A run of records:
::::

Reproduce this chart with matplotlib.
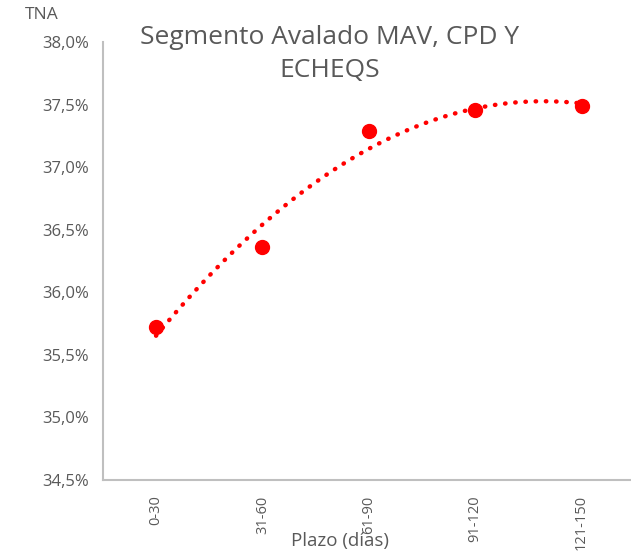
import matplotlib
matplotlib.use("Agg")
import matplotlib.pyplot as plt
import numpy as np
from matplotlib.ticker import FuncFormatter

categories = ["0-30", "31-60", "61-90", "91-120", "121-150"]
tna = [35.72, 36.36, 37.29, 37.46, 37.49]
yticks = [34.5, 35.0, 35.5, 36.0, 36.5, 37.0, 37.5, 38.0]

plt.rcParams['font.family'] = ['Open Sans', 'DejaVu Sans']
gray = '#595959'

fig = plt.figure(figsize=(6.31, 5.54), dpi=100)
ax = fig.add_axes([0.163, 0.1336, 0.843, 0.7904])

x = np.arange(len(categories))
coef = np.polyfit(x, tna, 2)
xs = np.linspace(0, len(categories) - 1, 200)
ax.plot(xs, np.polyval(coef, xs), color='#FF0000', lw=3.2,
        linestyle=(0, (0.1, 2.2)), dash_capstyle='round', zorder=2)
ax.plot(x, tna, 'o', color='#FF0000', markersize=10, zorder=3)

ax.set_xlim(-0.5, len(categories) - 0.5)
ax.set_ylim(34.5, 38.0)
ax.set_yticks(yticks)
ax.yaxis.set_major_formatter(FuncFormatter(lambda v, p: f"{v:.1f}%".replace('.', ',')))
ax.set_xticks(x)
ax.set_xticklabels(categories, rotation=90, va='top')
ax.tick_params(axis='both', length=0, colors=gray, labelsize=12)
ax.tick_params(axis='x', pad=11, labelsize=10.5)
ax.tick_params(axis='y', pad=10)

for s in ['top', 'right']:
    ax.spines[s].set_visible(False)
for s in ['left', 'bottom']:
    ax.spines[s].set_color('#BFBFBF')
    ax.spines[s].set_linewidth(1.5)

fig.text(42/631, 1 - 15/554, "TNA", ha='center', va='center', color=gray, fontsize=12.5)
fig.text(330/631, 1 - 54/554, "Segmento Avalado MAV, CPD Y\nECHEQS", ha='center', va='center',
         color=gray, fontsize=19, linespacing=1.45)
fig.text(340/631, 1 - 541/554, "Plazo (días)", ha='center', va='center', color=gray, fontsize=13.5)

fig.savefig("out.png", dpi=100)
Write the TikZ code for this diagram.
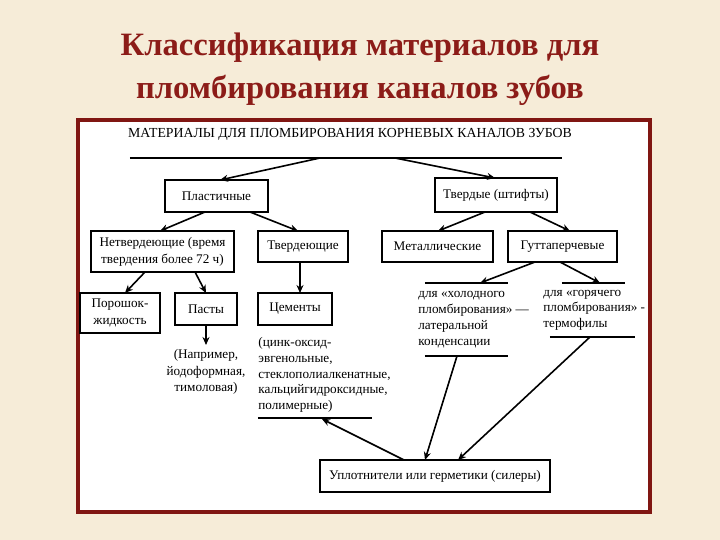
\documentclass[tikz,border=0pt]{standalone}
\usepackage{fontspec}
\setmainfont{Liberation Serif}
\usetikzlibrary{arrows.meta}
\definecolor{bgc}{RGB}{246,236,216}
\definecolor{frm}{RGB}{128,22,18}
\definecolor{ttl}{RGB}{140,28,24}
\begin{document}
\begin{tikzpicture}[x=0.5pt,y=-0.5pt,
  tx/.style={inner sep=0pt,font=\fontsize{6.6}{8}\selectfont},
  ar/.style={thick,-{Stealth[length=4pt,width=3.5pt]}},
  ln/.style={thick}]
\fill[bgc] (0,0) rectangle (720,540);
\useasboundingbox (0,0) rectangle (720,540);
\draw[frm,line width=2pt,fill=white] (78,120) rectangle (650,512);
\node[ttl,font=\fontsize{16.3}{19}\selectfont\bfseries] (t1) at (360,48) {Классификация материалов для};
\node[ttl,font=\fontsize{16.3}{19}\selectfont\bfseries] (t2) at (360,90) {пломбирования каналов зубов};
\node[tx,font=\fontsize{6.9}{8}\selectfont] (hd) at (350,134) {МАТЕРИАЛЫ ДЛЯ ПЛОМБИРОВАНИЯ КОРНЕВЫХ КАНАЛОВ ЗУБОВ};
\coordinate (h1) at (130,158); \coordinate (h2) at (562,158);
\draw[line width=1pt] (h1) -- (h2);
\coordinate (hA) at (320,158); \coordinate (hB) at (395,158);
% boxes
\draw[thick] (165,180) rectangle (268,212); \node[tx] (pl) at (216.5,196) {Пластичные};
\draw[thick] (91,231) rectangle (234,272); \node[tx,align=center,font=\fontsize{6.6}{8.4}\selectfont] (nt) at (162.5,251.5) {Нетвердеющие (время\\твердения более 72 ч)};
\draw[thick] (258,231) rectangle (348,262); \node[tx] (tv) at (303,246.5) {Твердеющие};
\draw[thick] (80,293) rectangle (160,333); \node[tx,align=center,font=\fontsize{6.6}{8.4}\selectfont] (pj) at (120,313) {Порошок-\\жидкость};
\draw[thick] (175,293) rectangle (237,325); \node[tx] (ps) at (206,309) {Пасты};
\draw[thick] (258,293) rectangle (332,325); \node[tx] (cm) at (295,309) {Цементы};
\draw[thick] (435,178) rectangle (557,212); \node[tx] (td) at (496,195) {Твердые (штифты)};
\draw[thick] (382,231) rectangle (493,262); \node[tx] (mt) at (437.5,246.5) {Металлические};
\draw[thick] (508,231) rectangle (617,262); \node[tx] (gt) at (562.5,246.5) {Гуттаперчевые};
\draw[thick] (320,460) rectangle (550,492); \node[tx] (up) at (435,476) {Уплотнители или герметики (силеры)};
% texts
\node[tx,align=center,font=\fontsize{6.6}{8.2}\selectfont] (pst) at (206,372) {(Например,\\йодоформная,\\тимоловая)};
\node[tx,align=left,anchor=north west,font=\fontsize{6.6}{7.9}\selectfont] (cmt) at (258,337) {(цинк-оксид-\\эвгенольные,\\стеклополиалкенатные,\\кальцийгидроксидные,\\полимерные)};
\node[tx,align=left,anchor=north west,font=\fontsize{6.6}{8}\selectfont] (ht) at (418,291) {для «холодного\\пломбирования» —\\латеральной\\конденсации};
\node[tx,align=left,anchor=north west,font=\fontsize{6.6}{7.6}\selectfont] (gr) at (543,290) {для «горячего\\пломбирования» -\\термофилы};
% short lines
\coordinate (c1) at (258,418); \coordinate (c2) at (372,418);
\coordinate (l1) at (425,283); \coordinate (l2) at (508,283);
\coordinate (r1) at (562,283); \coordinate (r2) at (625,283);
\coordinate (l3) at (425,356); \coordinate (l4) at (508,356);
\coordinate (r3) at (550,337); \coordinate (r4) at (635,337);
\draw[ln] (c1)--(c2) (l1)--(l2) (r1)--(r2) (l3)--(l4) (r3)--(r4);
% arrows
\draw[ar] (hA) -- (220,180);
\draw[ar] (hB) -- (495,178);
\draw[ar] (205,212) -- (160,231);
\draw[ar] (250,212) -- (298,231);
\draw[ar] (145,272) -- (125,293);
\draw[ar] (195,272) -- (206,293);
\draw[ar] (300,262) -- (300,293);
\draw[ar] (206,325) -- (206,345);
\draw[ar] (485,212) -- (438,231);
\draw[ar] (530,212) -- (570,231);
\draw[ar] (535,262) -- (480,283);
\draw[ar] (560,262) -- (600,283);
\draw[ar] (404,460) -- (322,419);
\draw[ar] (457,356) -- (425,460);
\draw[ar] (590,337) -- (458,460);
\end{tikzpicture}
\end{document}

::::

* [Exercise instructions]
Return each line from the material above exactly, but not the pictures.

* [Reply to the task]
Reproduce this chart with matplotlib.
import matplotlib
matplotlib.use("Agg")
import matplotlib.pyplot as plt
import numpy as np
from matplotlib.ticker import FuncFormatter

categories = ["0-30", "31-60", "61-90", "91-120", "121-150"]
tna = [35.72, 36.36, 37.29, 37.46, 37.49]
yticks = [34.5, 35.0, 35.5, 36.0, 36.5, 37.0, 37.5, 38.0]

plt.rcParams['font.family'] = ['Open Sans', 'DejaVu Sans']
gray = '#595959'

fig = plt.figure(figsize=(6.31, 5.54), dpi=100)
ax = fig.add_axes([0.163, 0.1336, 0.843, 0.7904])

x = np.arange(len(categories))
coef = np.polyfit(x, tna, 2)
xs = np.linspace(0, len(categories) - 1, 200)
ax.plot(xs, np.polyval(coef, xs), color='#FF0000', lw=3.2,
        linestyle=(0, (0.1, 2.2)), dash_capstyle='round', zorder=2)
ax.plot(x, tna, 'o', color='#FF0000', markersize=10, zorder=3)

ax.set_xlim(-0.5, len(categories) - 0.5)
ax.set_ylim(34.5, 38.0)
ax.set_yticks(yticks)
ax.yaxis.set_major_formatter(FuncFormatter(lambda v, p: f"{v:.1f}%".replace('.', ',')))
ax.set_xticks(x)
ax.set_xticklabels(categories, rotation=90, va='top')
ax.tick_params(axis='both', length=0, colors=gray, labelsize=12)
ax.tick_params(axis='x', pad=11, labelsize=10.5)
ax.tick_params(axis='y', pad=10)

for s in ['top', 'right']:
    ax.spines[s].set_visible(False)
for s in ['left', 'bottom']:
    ax.spines[s].set_color('#BFBFBF')
    ax.spines[s].set_linewidth(1.5)

fig.text(42/631, 1 - 15/554, "TNA", ha='center', va='center', color=gray, fontsize=12.5)
fig.text(330/631, 1 - 54/554, "Segmento Avalado MAV, CPD Y\nECHEQS", ha='center', va='center',
         color=gray, fontsize=19, linespacing=1.45)
fig.text(340/631, 1 - 541/554, "Plazo (días)", ha='center', va='center', color=gray, fontsize=13.5)

fig.savefig("out.png", dpi=100)
Write the TikZ code for this diagram.
\documentclass[tikz,border=0pt]{standalone}
\usepackage{fontspec}
\setmainfont{Liberation Serif}
\usetikzlibrary{arrows.meta}
\definecolor{bgc}{RGB}{246,236,216}
\definecolor{frm}{RGB}{128,22,18}
\definecolor{ttl}{RGB}{140,28,24}
\begin{document}
\begin{tikzpicture}[x=0.5pt,y=-0.5pt,
  tx/.style={inner sep=0pt,font=\fontsize{6.6}{8}\selectfont},
  ar/.style={thick,-{Stealth[length=4pt,width=3.5pt]}},
  ln/.style={thick}]
\fill[bgc] (0,0) rectangle (720,540);
\useasboundingbox (0,0) rectangle (720,540);
\draw[frm,line width=2pt,fill=white] (78,120) rectangle (650,512);
\node[ttl,font=\fontsize{16.3}{19}\selectfont\bfseries] (t1) at (360,48) {Классификация материалов для};
\node[ttl,font=\fontsize{16.3}{19}\selectfont\bfseries] (t2) at (360,90) {пломбирования каналов зубов};
\node[tx,font=\fontsize{6.9}{8}\selectfont] (hd) at (350,134) {МАТЕРИАЛЫ ДЛЯ ПЛОМБИРОВАНИЯ КОРНЕВЫХ КАНАЛОВ ЗУБОВ};
\coordinate (h1) at (130,158); \coordinate (h2) at (562,158);
\draw[line width=1pt] (h1) -- (h2);
\coordinate (hA) at (320,158); \coordinate (hB) at (395,158);
% boxes
\draw[thick] (165,180) rectangle (268,212); \node[tx] (pl) at (216.5,196) {Пластичные};
\draw[thick] (91,231) rectangle (234,272); \node[tx,align=center,font=\fontsize{6.6}{8.4}\selectfont] (nt) at (162.5,251.5) {Нетвердеющие (время\\твердения более 72 ч)};
\draw[thick] (258,231) rectangle (348,262); \node[tx] (tv) at (303,246.5) {Твердеющие};
\draw[thick] (80,293) rectangle (160,333); \node[tx,align=center,font=\fontsize{6.6}{8.4}\selectfont] (pj) at (120,313) {Порошок-\\жидкость};
\draw[thick] (175,293) rectangle (237,325); \node[tx] (ps) at (206,309) {Пасты};
\draw[thick] (258,293) rectangle (332,325); \node[tx] (cm) at (295,309) {Цементы};
\draw[thick] (435,178) rectangle (557,212); \node[tx] (td) at (496,195) {Твердые (штифты)};
\draw[thick] (382,231) rectangle (493,262); \node[tx] (mt) at (437.5,246.5) {Металлические};
\draw[thick] (508,231) rectangle (617,262); \node[tx] (gt) at (562.5,246.5) {Гуттаперчевые};
\draw[thick] (320,460) rectangle (550,492); \node[tx] (up) at (435,476) {Уплотнители или герметики (силеры)};
% texts
\node[tx,align=center,font=\fontsize{6.6}{8.2}\selectfont] (pst) at (206,372) {(Например,\\йодоформная,\\тимоловая)};
\node[tx,align=left,anchor=north west,font=\fontsize{6.6}{7.9}\selectfont] (cmt) at (258,337) {(цинк-оксид-\\эвгенольные,\\стеклополиалкенатные,\\кальцийгидроксидные,\\полимерные)};
\node[tx,align=left,anchor=north west,font=\fontsize{6.6}{8}\selectfont] (ht) at (418,291) {для «холодного\\пломбирования» —\\латеральной\\конденсации};
\node[tx,align=left,anchor=north west,font=\fontsize{6.6}{7.6}\selectfont] (gr) at (543,290) {для «горячего\\пломбирования» -\\термофилы};
% short lines
\coordinate (c1) at (258,418); \coordinate (c2) at (372,418);
\coordinate (l1) at (425,283); \coordinate (l2) at (508,283);
\coordinate (r1) at (562,283); \coordinate (r2) at (625,283);
\coordinate (l3) at (425,356); \coordinate (l4) at (508,356);
\coordinate (r3) at (550,337); \coordinate (r4) at (635,337);
\draw[ln] (c1)--(c2) (l1)--(l2) (r1)--(r2) (l3)--(l4) (r3)--(r4);
% arrows
\draw[ar] (hA) -- (220,180);
\draw[ar] (hB) -- (495,178);
\draw[ar] (205,212) -- (160,231);
\draw[ar] (250,212) -- (298,231);
\draw[ar] (145,272) -- (125,293);
\draw[ar] (195,272) -- (206,293);
\draw[ar] (300,262) -- (300,293);
\draw[ar] (206,325) -- (206,345);
\draw[ar] (485,212) -- (438,231);
\draw[ar] (530,212) -- (570,231);
\draw[ar] (535,262) -- (480,283);
\draw[ar] (560,262) -- (600,283);
\draw[ar] (404,460) -- (322,419);
\draw[ar] (457,356) -- (425,460);
\draw[ar] (590,337) -- (458,460);
\end{tikzpicture}
\end{document}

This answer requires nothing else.